▶ _SOURCE EXCERPT_:
----
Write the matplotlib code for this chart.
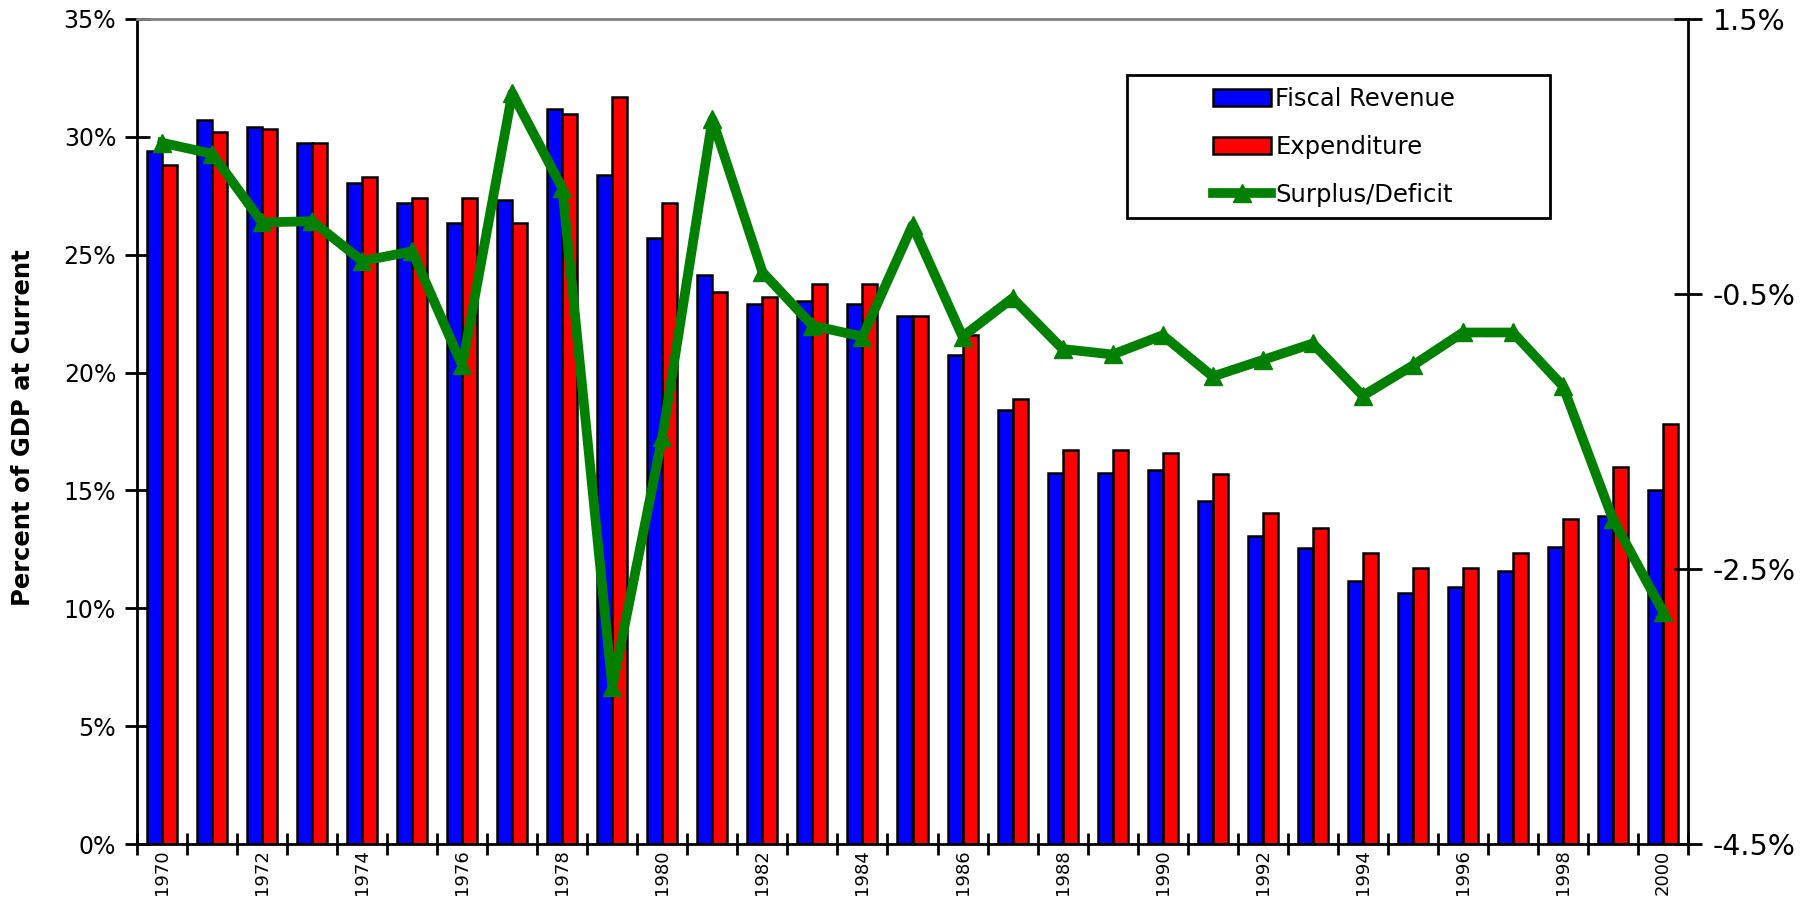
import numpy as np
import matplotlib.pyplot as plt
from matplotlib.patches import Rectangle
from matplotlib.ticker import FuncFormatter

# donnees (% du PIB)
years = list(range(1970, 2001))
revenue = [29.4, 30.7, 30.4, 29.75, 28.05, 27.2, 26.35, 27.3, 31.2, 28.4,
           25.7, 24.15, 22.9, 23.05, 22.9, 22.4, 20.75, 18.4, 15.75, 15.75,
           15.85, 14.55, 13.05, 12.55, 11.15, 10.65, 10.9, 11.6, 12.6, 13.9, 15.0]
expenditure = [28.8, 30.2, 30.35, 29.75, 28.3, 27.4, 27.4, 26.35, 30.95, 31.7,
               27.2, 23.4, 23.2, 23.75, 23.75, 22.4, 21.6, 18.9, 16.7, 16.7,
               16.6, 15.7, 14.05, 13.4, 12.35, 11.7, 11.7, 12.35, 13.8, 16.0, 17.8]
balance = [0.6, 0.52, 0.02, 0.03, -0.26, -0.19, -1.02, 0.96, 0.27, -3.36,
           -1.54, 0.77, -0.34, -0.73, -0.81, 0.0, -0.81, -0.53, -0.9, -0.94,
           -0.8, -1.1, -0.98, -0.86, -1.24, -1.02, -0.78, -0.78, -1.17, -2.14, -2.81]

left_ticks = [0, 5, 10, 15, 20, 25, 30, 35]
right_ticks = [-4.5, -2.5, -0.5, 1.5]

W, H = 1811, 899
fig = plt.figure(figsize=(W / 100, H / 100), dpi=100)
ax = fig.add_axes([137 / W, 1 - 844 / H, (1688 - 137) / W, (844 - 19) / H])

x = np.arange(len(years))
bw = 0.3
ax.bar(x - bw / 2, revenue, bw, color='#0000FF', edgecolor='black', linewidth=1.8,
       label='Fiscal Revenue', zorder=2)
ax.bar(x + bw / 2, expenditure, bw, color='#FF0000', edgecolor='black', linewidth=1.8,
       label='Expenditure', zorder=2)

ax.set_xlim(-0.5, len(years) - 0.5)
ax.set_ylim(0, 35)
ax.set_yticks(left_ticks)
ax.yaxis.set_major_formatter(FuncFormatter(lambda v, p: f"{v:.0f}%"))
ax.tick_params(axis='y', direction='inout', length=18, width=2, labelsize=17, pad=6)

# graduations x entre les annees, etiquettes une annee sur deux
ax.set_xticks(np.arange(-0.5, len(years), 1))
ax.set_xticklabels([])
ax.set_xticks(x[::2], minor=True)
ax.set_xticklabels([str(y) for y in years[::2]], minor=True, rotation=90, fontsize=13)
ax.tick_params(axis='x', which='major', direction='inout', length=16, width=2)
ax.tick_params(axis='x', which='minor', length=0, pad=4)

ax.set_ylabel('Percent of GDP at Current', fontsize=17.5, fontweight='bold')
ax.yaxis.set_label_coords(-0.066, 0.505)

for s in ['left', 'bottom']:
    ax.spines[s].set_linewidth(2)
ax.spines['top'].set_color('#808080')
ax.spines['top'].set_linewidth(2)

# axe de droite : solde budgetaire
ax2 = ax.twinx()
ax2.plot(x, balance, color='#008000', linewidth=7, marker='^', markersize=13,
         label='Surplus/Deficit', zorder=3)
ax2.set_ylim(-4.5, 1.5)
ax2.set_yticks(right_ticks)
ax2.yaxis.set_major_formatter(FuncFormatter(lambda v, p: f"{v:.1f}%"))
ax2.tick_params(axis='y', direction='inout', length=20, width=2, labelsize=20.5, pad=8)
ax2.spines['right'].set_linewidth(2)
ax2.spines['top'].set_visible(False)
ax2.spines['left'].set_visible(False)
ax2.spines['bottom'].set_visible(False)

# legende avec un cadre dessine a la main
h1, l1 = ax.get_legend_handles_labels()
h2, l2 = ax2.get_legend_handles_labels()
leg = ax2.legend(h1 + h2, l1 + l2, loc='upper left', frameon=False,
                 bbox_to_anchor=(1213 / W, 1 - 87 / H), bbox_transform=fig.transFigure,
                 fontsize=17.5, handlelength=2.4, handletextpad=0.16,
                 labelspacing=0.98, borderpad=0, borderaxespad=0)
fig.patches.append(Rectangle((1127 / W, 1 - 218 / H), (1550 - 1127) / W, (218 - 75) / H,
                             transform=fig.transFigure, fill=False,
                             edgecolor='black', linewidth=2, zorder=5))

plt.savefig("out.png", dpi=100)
----
▶ _WHAT IS EXPECTED_:
Take the listing and print it again exactly, but without any pictures.

▶ _TASK RESULT_:
Write the matplotlib code for this chart.
import numpy as np
import matplotlib.pyplot as plt
from matplotlib.patches import Rectangle
from matplotlib.ticker import FuncFormatter

# donnees (% du PIB)
years = list(range(1970, 2001))
revenue = [29.4, 30.7, 30.4, 29.75, 28.05, 27.2, 26.35, 27.3, 31.2, 28.4,
           25.7, 24.15, 22.9, 23.05, 22.9, 22.4, 20.75, 18.4, 15.75, 15.75,
           15.85, 14.55, 13.05, 12.55, 11.15, 10.65, 10.9, 11.6, 12.6, 13.9, 15.0]
expenditure = [28.8, 30.2, 30.35, 29.75, 28.3, 27.4, 27.4, 26.35, 30.95, 31.7,
               27.2, 23.4, 23.2, 23.75, 23.75, 22.4, 21.6, 18.9, 16.7, 16.7,
               16.6, 15.7, 14.05, 13.4, 12.35, 11.7, 11.7, 12.35, 13.8, 16.0, 17.8]
balance = [0.6, 0.52, 0.02, 0.03, -0.26, -0.19, -1.02, 0.96, 0.27, -3.36,
           -1.54, 0.77, -0.34, -0.73, -0.81, 0.0, -0.81, -0.53, -0.9, -0.94,
           -0.8, -1.1, -0.98, -0.86, -1.24, -1.02, -0.78, -0.78, -1.17, -2.14, -2.81]

left_ticks = [0, 5, 10, 15, 20, 25, 30, 35]
right_ticks = [-4.5, -2.5, -0.5, 1.5]

W, H = 1811, 899
fig = plt.figure(figsize=(W / 100, H / 100), dpi=100)
ax = fig.add_axes([137 / W, 1 - 844 / H, (1688 - 137) / W, (844 - 19) / H])

x = np.arange(len(years))
bw = 0.3
ax.bar(x - bw / 2, revenue, bw, color='#0000FF', edgecolor='black', linewidth=1.8,
       label='Fiscal Revenue', zorder=2)
ax.bar(x + bw / 2, expenditure, bw, color='#FF0000', edgecolor='black', linewidth=1.8,
       label='Expenditure', zorder=2)

ax.set_xlim(-0.5, len(years) - 0.5)
ax.set_ylim(0, 35)
ax.set_yticks(left_ticks)
ax.yaxis.set_major_formatter(FuncFormatter(lambda v, p: f"{v:.0f}%"))
ax.tick_params(axis='y', direction='inout', length=18, width=2, labelsize=17, pad=6)

# graduations x entre les annees, etiquettes une annee sur deux
ax.set_xticks(np.arange(-0.5, len(years), 1))
ax.set_xticklabels([])
ax.set_xticks(x[::2], minor=True)
ax.set_xticklabels([str(y) for y in years[::2]], minor=True, rotation=90, fontsize=13)
ax.tick_params(axis='x', which='major', direction='inout', length=16, width=2)
ax.tick_params(axis='x', which='minor', length=0, pad=4)

ax.set_ylabel('Percent of GDP at Current', fontsize=17.5, fontweight='bold')
ax.yaxis.set_label_coords(-0.066, 0.505)

for s in ['left', 'bottom']:
    ax.spines[s].set_linewidth(2)
ax.spines['top'].set_color('#808080')
ax.spines['top'].set_linewidth(2)

# axe de droite : solde budgetaire
ax2 = ax.twinx()
ax2.plot(x, balance, color='#008000', linewidth=7, marker='^', markersize=13,
         label='Surplus/Deficit', zorder=3)
ax2.set_ylim(-4.5, 1.5)
ax2.set_yticks(right_ticks)
ax2.yaxis.set_major_formatter(FuncFormatter(lambda v, p: f"{v:.1f}%"))
ax2.tick_params(axis='y', direction='inout', length=20, width=2, labelsize=20.5, pad=8)
ax2.spines['right'].set_linewidth(2)
ax2.spines['top'].set_visible(False)
ax2.spines['left'].set_visible(False)
ax2.spines['bottom'].set_visible(False)

# legende avec un cadre dessine a la main
h1, l1 = ax.get_legend_handles_labels()
h2, l2 = ax2.get_legend_handles_labels()
leg = ax2.legend(h1 + h2, l1 + l2, loc='upper left', frameon=False,
                 bbox_to_anchor=(1213 / W, 1 - 87 / H), bbox_transform=fig.transFigure,
                 fontsize=17.5, handlelength=2.4, handletextpad=0.16,
                 labelspacing=0.98, borderpad=0, borderaxespad=0)
fig.patches.append(Rectangle((1127 / W, 1 - 218 / H), (1550 - 1127) / W, (218 - 75) / H,
                             transform=fig.transFigure, fill=False,
                             edgecolor='black', linewidth=2, zorder=5))

plt.savefig("out.png", dpi=100)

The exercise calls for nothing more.